Write out each line of the listing as it stands, without the images.

------------------------------------------------------------

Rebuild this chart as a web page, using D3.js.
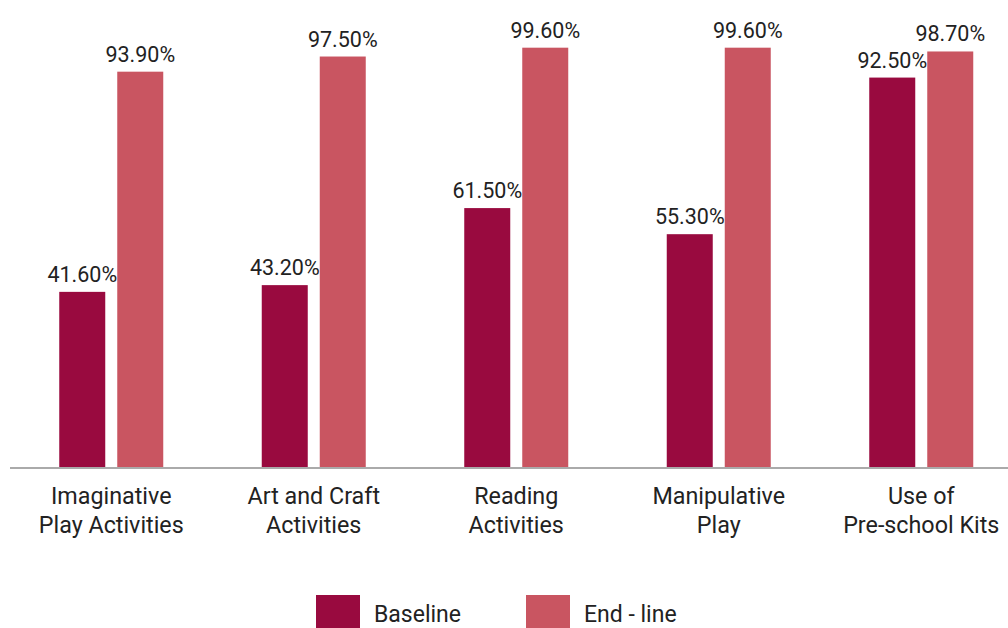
<!DOCTYPE html>
<html>
<head>
<meta charset="utf-8">
<script src="https://cdn.jsdelivr.net/npm/d3@7"></script>
<style>
  html, body { margin: 0; padding: 0; background: #fff; }
  svg { display: block; font-family: Roboto, "Noto Sans", sans-serif; }
</style>
</head>
<body>
<svg id="chart" width="1008" height="628"></svg>
<script>
// Activity categories (each label split over two lines)
const categories = [
  ["Imaginative", "Play Activities"],
  ["Art and Craft", "Activities"],
  ["Reading", "Activities"],
  ["Manipulative", "Play"],
  ["Use of", "Pre-school Kits"]
];
const seriesNames = ["Baseline", "End - line"];
const baseline = [41.6, 43.2, 61.5, 55.3, 92.5];
const endline = [93.9, 97.5, 99.6, 99.6, 98.7];
const colors = ["#990a3f", "#c95561"];
const textColor = "#222222";

const svg = d3.select("#chart");
const W = 1008, H = 628;
const y0 = 467, yTop = 46;
const groupW = 104;

const keys = categories.map(c => c.join(" "));
const rows = keys.map((k, i) => ({ key: k, lines: categories[i], values: [baseline[i], endline[i]] }));

const x = d3.scaleBand().domain(keys).range([10, 1022.5]).paddingInner(0).paddingOuter(0);
const xInner = d3.scaleBand().domain(seriesNames).range([0, groupW]).paddingInner(12 / 58).paddingOuter(0);
const y = d3.scaleLinear().domain([0, 100]).range([y0, yTop]);

const groups = svg.selectAll("g.group").data(rows).join("g")
  .attr("class", "group")
  .attr("transform", d => `translate(${x(d.key) + x.bandwidth() / 2 - groupW / 2},0)`);

const bars = groups.selectAll("g.bar")
  .data(d => d.values.map((v, j) => ({ name: seriesNames[j], v, j })))
  .join("g").attr("class", "bar");

bars.append("rect")
  .attr("x", d => xInner(d.name))
  .attr("width", xInner.bandwidth())
  .attr("y", d => y(d.v))
  .attr("height", d => y0 - y(d.v))
  .attr("fill", d => colors[d.j]);

bars.append("text")
  .attr("x", d => xInner(d.name) + xInner.bandwidth() / 2)
  .attr("y", d => y(d.v) - 10)
  .attr("text-anchor", "middle")
  .attr("font-size", 21.5)
  .attr("fill", textColor)
  .text(d => d.v.toFixed(2) + "%");

// Baseline axis
const axis = svg.append("g").attr("transform", `translate(0,${y0 + 1})`)
  .call(d3.axisBottom(x).tickSize(0).tickFormat(""));
axis.select(".domain").attr("stroke", "#aaaaaa").attr("stroke-width", 2)
  .attr("d", `M10,0H${W}`);

// Category labels
const lab = svg.append("g");
rows.forEach(r => {
  const cx = x(r.key) + x.bandwidth() / 2;
  const t = lab.append("text")
    .attr("x", cx)
    .attr("y", 504)
    .attr("text-anchor", "middle")
    .attr("font-size", 23.3)
    .attr("fill", textColor);
  r.lines.forEach((l, i) => {
    t.append("tspan").attr("x", cx).attr("dy", i === 0 ? 0 : 29).text(l);
  });
});

// Legend
const legendX = [316, 526];
const leg = svg.append("g");
seriesNames.forEach((n, i) => {
  leg.append("rect").attr("x", legendX[i]).attr("y", 595).attr("width", 44).attr("height", 33).attr("fill", colors[i]);
  leg.append("text").attr("x", legendX[i] + 58).attr("y", 622).attr("font-size", 23).attr("fill", textColor).text(n);
});
</script>
</body>
</html>
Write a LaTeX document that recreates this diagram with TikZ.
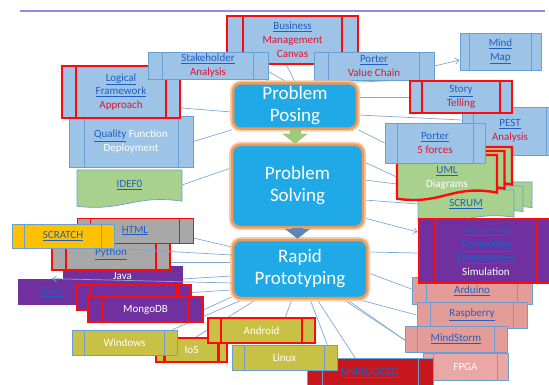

------------------------------------------------------------

**Exercise response**
Rebuild this chart as a web page, using D3.js.
<!DOCTYPE html>
<html>
<head>
<meta charset="utf-8">
<script src="https://cdn.jsdelivr.net/npm/d3@7"></script>
<style>
  html, body { margin: 0; padding: 0; background: #fff; }
  svg { display: block; font-family: Roboto, "Noto Sans", sans-serif; }
</style>
</head>
<body>
<svg id="chart" width="1008" height="628"></svg>
<script>
// Activity categories (each label split over two lines)
const categories = [
  ["Imaginative", "Play Activities"],
  ["Art and Craft", "Activities"],
  ["Reading", "Activities"],
  ["Manipulative", "Play"],
  ["Use of", "Pre-school Kits"]
];
const seriesNames = ["Baseline", "End - line"];
const baseline = [41.6, 43.2, 61.5, 55.3, 92.5];
const endline = [93.9, 97.5, 99.6, 99.6, 98.7];
const colors = ["#990a3f", "#c95561"];
const textColor = "#222222";

const svg = d3.select("#chart");
const W = 1008, H = 628;
const y0 = 467, yTop = 46;
const groupW = 104;

const keys = categories.map(c => c.join(" "));
const rows = keys.map((k, i) => ({ key: k, lines: categories[i], values: [baseline[i], endline[i]] }));

const x = d3.scaleBand().domain(keys).range([10, 1022.5]).paddingInner(0).paddingOuter(0);
const xInner = d3.scaleBand().domain(seriesNames).range([0, groupW]).paddingInner(12 / 58).paddingOuter(0);
const y = d3.scaleLinear().domain([0, 100]).range([y0, yTop]);

const groups = svg.selectAll("g.group").data(rows).join("g")
  .attr("class", "group")
  .attr("transform", d => `translate(${x(d.key) + x.bandwidth() / 2 - groupW / 2},0)`);

const bars = groups.selectAll("g.bar")
  .data(d => d.values.map((v, j) => ({ name: seriesNames[j], v, j })))
  .join("g").attr("class", "bar");

bars.append("rect")
  .attr("x", d => xInner(d.name))
  .attr("width", xInner.bandwidth())
  .attr("y", d => y(d.v))
  .attr("height", d => y0 - y(d.v))
  .attr("fill", d => colors[d.j]);

bars.append("text")
  .attr("x", d => xInner(d.name) + xInner.bandwidth() / 2)
  .attr("y", d => y(d.v) - 10)
  .attr("text-anchor", "middle")
  .attr("font-size", 21.5)
  .attr("fill", textColor)
  .text(d => d.v.toFixed(2) + "%");

// Baseline axis
const axis = svg.append("g").attr("transform", `translate(0,${y0 + 1})`)
  .call(d3.axisBottom(x).tickSize(0).tickFormat(""));
axis.select(".domain").attr("stroke", "#aaaaaa").attr("stroke-width", 2)
  .attr("d", `M10,0H${W}`);

// Category labels
const lab = svg.append("g");
rows.forEach(r => {
  const cx = x(r.key) + x.bandwidth() / 2;
  const t = lab.append("text")
    .attr("x", cx)
    .attr("y", 504)
    .attr("text-anchor", "middle")
    .attr("font-size", 23.3)
    .attr("fill", textColor);
  r.lines.forEach((l, i) => {
    t.append("tspan").attr("x", cx).attr("dy", i === 0 ? 0 : 29).text(l);
  });
});

// Legend
const legendX = [316, 526];
const leg = svg.append("g");
seriesNames.forEach((n, i) => {
  leg.append("rect").attr("x", legendX[i]).attr("y", 595).attr("width", 44).attr("height", 33).attr("fill", colors[i]);
  leg.append("text").attr("x", legendX[i] + 58).attr("y", 622).attr("font-size", 23).attr("fill", textColor).text(n);
});
</script>
</body>
</html>
Write a LaTeX document that recreates this diagram with TikZ.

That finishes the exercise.